**Task instructions**.
Reproduce every line of the listing as written, apart from the pictures.
:: Provided material
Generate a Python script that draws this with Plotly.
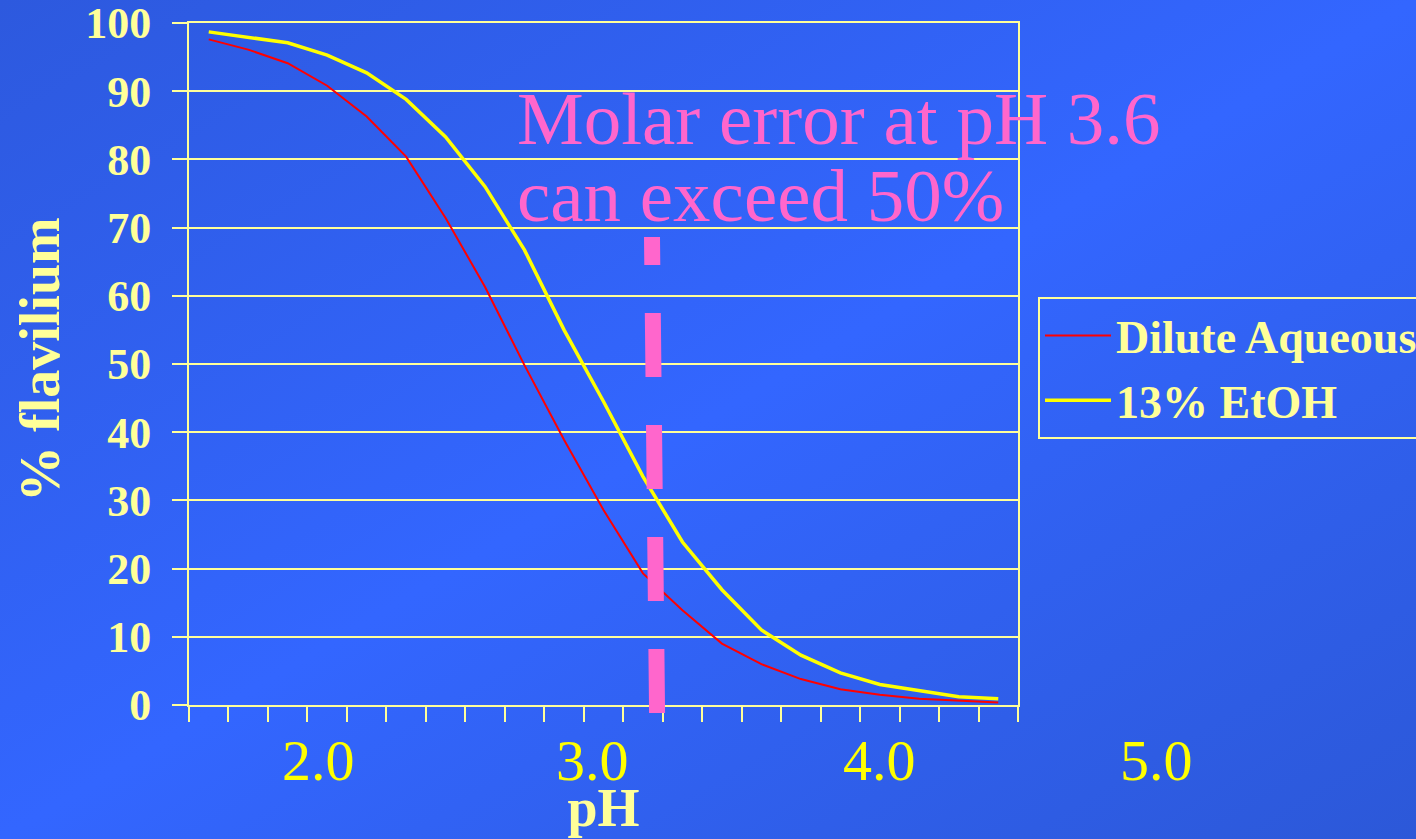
import base64
import plotly.graph_objects as go

# ---- data ----
ph = [1.60, 1.74, 1.88, 2.02, 2.16, 2.30, 2.44, 2.58, 2.72, 2.86, 3.00,
      3.14, 3.28, 3.42, 3.56, 3.70, 3.84, 3.98, 4.12, 4.26, 4.40]
dilute_aqueous = [97.6, 96.1, 94.1, 90.8, 86.3, 80.4, 71.4, 61.3, 49.8, 38.9, 28.6,
                  19.3, 13.9, 9.0, 6.0, 3.8, 2.3, 1.5, 0.9, 0.6, 0.35]
etoh_13 = [98.7, 97.9, 97.1, 95.3, 92.7, 88.8, 83.3, 76.0, 66.7, 55.0, 44.5,
           33.5, 23.9, 16.9, 11.0, 7.3, 4.7, 3.0, 2.1, 1.2, 0.9]
series_names = ["Dilute Aqueous", "13% EtOH"]
y_ticks = [0, 10, 20, 30, 40, 50, 60, 70, 80, 90, 100]
ph_labels = ["2.0", "3.0", "4.0", "5.0"]
ph_label_pos = [1.99, 2.96, 3.98, 4.96]
step = 0.14
x_range = [ph[0] - step / 2, ph[-1] + step / 2]
x_bounds = [round(x_range[0] + k * step, 3) for k in range(len(ph) + 1)]

GRID = "#FFFF99"
SERIF = "Liberation Serif, Times New Roman, serif"

# gradient background as an SVG data URI
svg = ('<svg xmlns="http://www.w3.org/2000/svg" width="1416" height="839" preserveAspectRatio="none">'
       '<defs><linearGradient id="g" x1="0" y1="0" x2="1" y2="1">'
       '<stop offset="0" stop-color="#2D59DE"/>'
       '<stop offset="0.5" stop-color="#3366FF"/>'
       '<stop offset="1" stop-color="#2C58D8"/>'
       '</linearGradient></defs>'
       '<rect width="1416" height="839" fill="url(#g)"/></svg>')
svg_uri = "data:image/svg+xml;base64," + base64.b64encode(svg.encode()).decode()

fig = go.Figure()
fig.add_trace(go.Scatter(x=ph, y=dilute_aqueous, mode="lines", name=series_names[0],
                         line=dict(color="#FF0000", width=2), legendgroup="a"))
fig.add_trace(go.Scatter(x=ph, y=etoh_13, mode="lines", name=series_names[1],
                         line=dict(color="#FFFF00", width=3.5), legendgroup="b"))

L, R, T, B = 189, 398, 23, 134
W, H = 1416, 839
pw, ph_px = W - L - R, H - T - B
x_lo, x_hi = x_range


def ph_to_paper(v):
    return (v - x_lo) / (x_hi - x_lo)


fig.update_layout(
    width=W, height=H,
    margin=dict(l=L, r=R, t=T, b=B, pad=0, autoexpand=False),
    paper_bgcolor="#3366FF",
    plot_bgcolor="rgba(0,0,0,0)",
    font=dict(family=SERIF, color=GRID),
    showlegend=True,
    legend=dict(
        x=(1038 - L) / pw, y=(H - B - 297) / ph_px, xanchor="left", yanchor="top",
        bgcolor="rgba(0,0,0,0)", bordercolor=GRID, borderwidth=2,
        font=dict(family=SERIF, size=46, color=GRID, weight="bold"),
        itemwidth=66, tracegroupgap=2,
    ),
    images=[dict(source=svg_uri, xref="paper", yref="paper",
                 x=-L / pw, y=1 + T / ph_px, sizex=W / pw, sizey=H / ph_px,
                 xanchor="left", yanchor="top", sizing="stretch", layer="below")],
)

fig.update_xaxes(
    range=x_range, showgrid=False, zeroline=False,
    showline=True, linecolor=GRID, linewidth=2, mirror=True,
    tickmode="array", tickvals=x_bounds, ticktext=[""] * len(x_bounds),
    ticks="outside", ticklen=15, tickwidth=2, tickcolor=GRID,
    title=dict(text="<b>pH</b>", font=dict(family=SERIF, size=54, color=GRID), standoff=65),
)
fig.update_yaxes(
    range=[0, 100], showgrid=True, gridcolor=GRID, gridwidth=2, zeroline=False,
    showline=True, linecolor=GRID, linewidth=2, mirror=True,
    tickmode="array", tickvals=y_ticks, ticktext=[f"<b>{v}</b>" for v in y_ticks],
    ticks="outside", ticklen=15, tickwidth=2, tickcolor=GRID,
    tickfont=dict(family=SERIF, size=44, color=GRID),
    ticklabelstandoff=12, ticklabeloverflow="allow",
)

# y-axis title
fig.add_annotation(x=(40 - L) / pw, xref="paper", y=(H - B - 360) / ph_px, yref="paper",
                   text="<b>% flavilium</b>", textangle=-90, showarrow=False,
                   xanchor="center", yanchor="middle",
                   font=dict(family=SERIF, size=56, color=GRID))

# x "tick" labels drawn as free text (as in the original slide)
for lab, pos in zip(ph_labels, ph_label_pos):
    fig.add_annotation(x=ph_to_paper(pos), xref="paper", y=(H - B - 760) / ph_px, yref="paper",
                       text=lab, showarrow=False, xanchor="center", yanchor="middle",
                       font=dict(family=SERIF, size=58, color="#FFFF00"))

# pink note
fig.add_annotation(x=(515 - L) / pw, xref="paper", y=(H - B - 119) / ph_px, yref="paper",
                   text="Molar error at pH 3.6", showarrow=False, xanchor="left", yanchor="middle",
                   font=dict(family=SERIF, size=75, color="#FF66CC"))
fig.add_annotation(x=(515 - L) / pw, xref="paper", y=(H - B - 195) / ph_px, yref="paper",
                   text="can exceed 50%", showarrow=False, xanchor="left", yanchor="middle",
                   font=dict(family=SERIF, size=75, color="#FF66CC"))

# pink dashed marker
fig.add_shape(type="line", xref="x", yref="paper",
              x0=3.190, y0=(H - B - 713) / ph_px, x1=3.172, y1=(H - B - 237) / ph_px,
              line=dict(color="#FF66CC", width=16, dash="64px,48px"), layer="above")

fig.write_html("out.html")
::::
**Problem solution**.
Generate a Python script that draws this with Plotly.
import base64
import plotly.graph_objects as go

# ---- data ----
ph = [1.60, 1.74, 1.88, 2.02, 2.16, 2.30, 2.44, 2.58, 2.72, 2.86, 3.00,
      3.14, 3.28, 3.42, 3.56, 3.70, 3.84, 3.98, 4.12, 4.26, 4.40]
dilute_aqueous = [97.6, 96.1, 94.1, 90.8, 86.3, 80.4, 71.4, 61.3, 49.8, 38.9, 28.6,
                  19.3, 13.9, 9.0, 6.0, 3.8, 2.3, 1.5, 0.9, 0.6, 0.35]
etoh_13 = [98.7, 97.9, 97.1, 95.3, 92.7, 88.8, 83.3, 76.0, 66.7, 55.0, 44.5,
           33.5, 23.9, 16.9, 11.0, 7.3, 4.7, 3.0, 2.1, 1.2, 0.9]
series_names = ["Dilute Aqueous", "13% EtOH"]
y_ticks = [0, 10, 20, 30, 40, 50, 60, 70, 80, 90, 100]
ph_labels = ["2.0", "3.0", "4.0", "5.0"]
ph_label_pos = [1.99, 2.96, 3.98, 4.96]
step = 0.14
x_range = [ph[0] - step / 2, ph[-1] + step / 2]
x_bounds = [round(x_range[0] + k * step, 3) for k in range(len(ph) + 1)]

GRID = "#FFFF99"
SERIF = "Liberation Serif, Times New Roman, serif"

# gradient background as an SVG data URI
svg = ('<svg xmlns="http://www.w3.org/2000/svg" width="1416" height="839" preserveAspectRatio="none">'
       '<defs><linearGradient id="g" x1="0" y1="0" x2="1" y2="1">'
       '<stop offset="0" stop-color="#2D59DE"/>'
       '<stop offset="0.5" stop-color="#3366FF"/>'
       '<stop offset="1" stop-color="#2C58D8"/>'
       '</linearGradient></defs>'
       '<rect width="1416" height="839" fill="url(#g)"/></svg>')
svg_uri = "data:image/svg+xml;base64," + base64.b64encode(svg.encode()).decode()

fig = go.Figure()
fig.add_trace(go.Scatter(x=ph, y=dilute_aqueous, mode="lines", name=series_names[0],
                         line=dict(color="#FF0000", width=2), legendgroup="a"))
fig.add_trace(go.Scatter(x=ph, y=etoh_13, mode="lines", name=series_names[1],
                         line=dict(color="#FFFF00", width=3.5), legendgroup="b"))

L, R, T, B = 189, 398, 23, 134
W, H = 1416, 839
pw, ph_px = W - L - R, H - T - B
x_lo, x_hi = x_range


def ph_to_paper(v):
    return (v - x_lo) / (x_hi - x_lo)


fig.update_layout(
    width=W, height=H,
    margin=dict(l=L, r=R, t=T, b=B, pad=0, autoexpand=False),
    paper_bgcolor="#3366FF",
    plot_bgcolor="rgba(0,0,0,0)",
    font=dict(family=SERIF, color=GRID),
    showlegend=True,
    legend=dict(
        x=(1038 - L) / pw, y=(H - B - 297) / ph_px, xanchor="left", yanchor="top",
        bgcolor="rgba(0,0,0,0)", bordercolor=GRID, borderwidth=2,
        font=dict(family=SERIF, size=46, color=GRID, weight="bold"),
        itemwidth=66, tracegroupgap=2,
    ),
    images=[dict(source=svg_uri, xref="paper", yref="paper",
                 x=-L / pw, y=1 + T / ph_px, sizex=W / pw, sizey=H / ph_px,
                 xanchor="left", yanchor="top", sizing="stretch", layer="below")],
)

fig.update_xaxes(
    range=x_range, showgrid=False, zeroline=False,
    showline=True, linecolor=GRID, linewidth=2, mirror=True,
    tickmode="array", tickvals=x_bounds, ticktext=[""] * len(x_bounds),
    ticks="outside", ticklen=15, tickwidth=2, tickcolor=GRID,
    title=dict(text="<b>pH</b>", font=dict(family=SERIF, size=54, color=GRID), standoff=65),
)
fig.update_yaxes(
    range=[0, 100], showgrid=True, gridcolor=GRID, gridwidth=2, zeroline=False,
    showline=True, linecolor=GRID, linewidth=2, mirror=True,
    tickmode="array", tickvals=y_ticks, ticktext=[f"<b>{v}</b>" for v in y_ticks],
    ticks="outside", ticklen=15, tickwidth=2, tickcolor=GRID,
    tickfont=dict(family=SERIF, size=44, color=GRID),
    ticklabelstandoff=12, ticklabeloverflow="allow",
)

# y-axis title
fig.add_annotation(x=(40 - L) / pw, xref="paper", y=(H - B - 360) / ph_px, yref="paper",
                   text="<b>% flavilium</b>", textangle=-90, showarrow=False,
                   xanchor="center", yanchor="middle",
                   font=dict(family=SERIF, size=56, color=GRID))

# x "tick" labels drawn as free text (as in the original slide)
for lab, pos in zip(ph_labels, ph_label_pos):
    fig.add_annotation(x=ph_to_paper(pos), xref="paper", y=(H - B - 760) / ph_px, yref="paper",
                       text=lab, showarrow=False, xanchor="center", yanchor="middle",
                       font=dict(family=SERIF, size=58, color="#FFFF00"))

# pink note
fig.add_annotation(x=(515 - L) / pw, xref="paper", y=(H - B - 119) / ph_px, yref="paper",
                   text="Molar error at pH 3.6", showarrow=False, xanchor="left", yanchor="middle",
                   font=dict(family=SERIF, size=75, color="#FF66CC"))
fig.add_annotation(x=(515 - L) / pw, xref="paper", y=(H - B - 195) / ph_px, yref="paper",
                   text="can exceed 50%", showarrow=False, xanchor="left", yanchor="middle",
                   font=dict(family=SERIF, size=75, color="#FF66CC"))

# pink dashed marker
fig.add_shape(type="line", xref="x", yref="paper",
              x0=3.190, y0=(H - B - 713) / ph_px, x1=3.172, y1=(H - B - 237) / ph_px,
              line=dict(color="#FF66CC", width=16, dash="64px,48px"), layer="above")

fig.write_html("out.html")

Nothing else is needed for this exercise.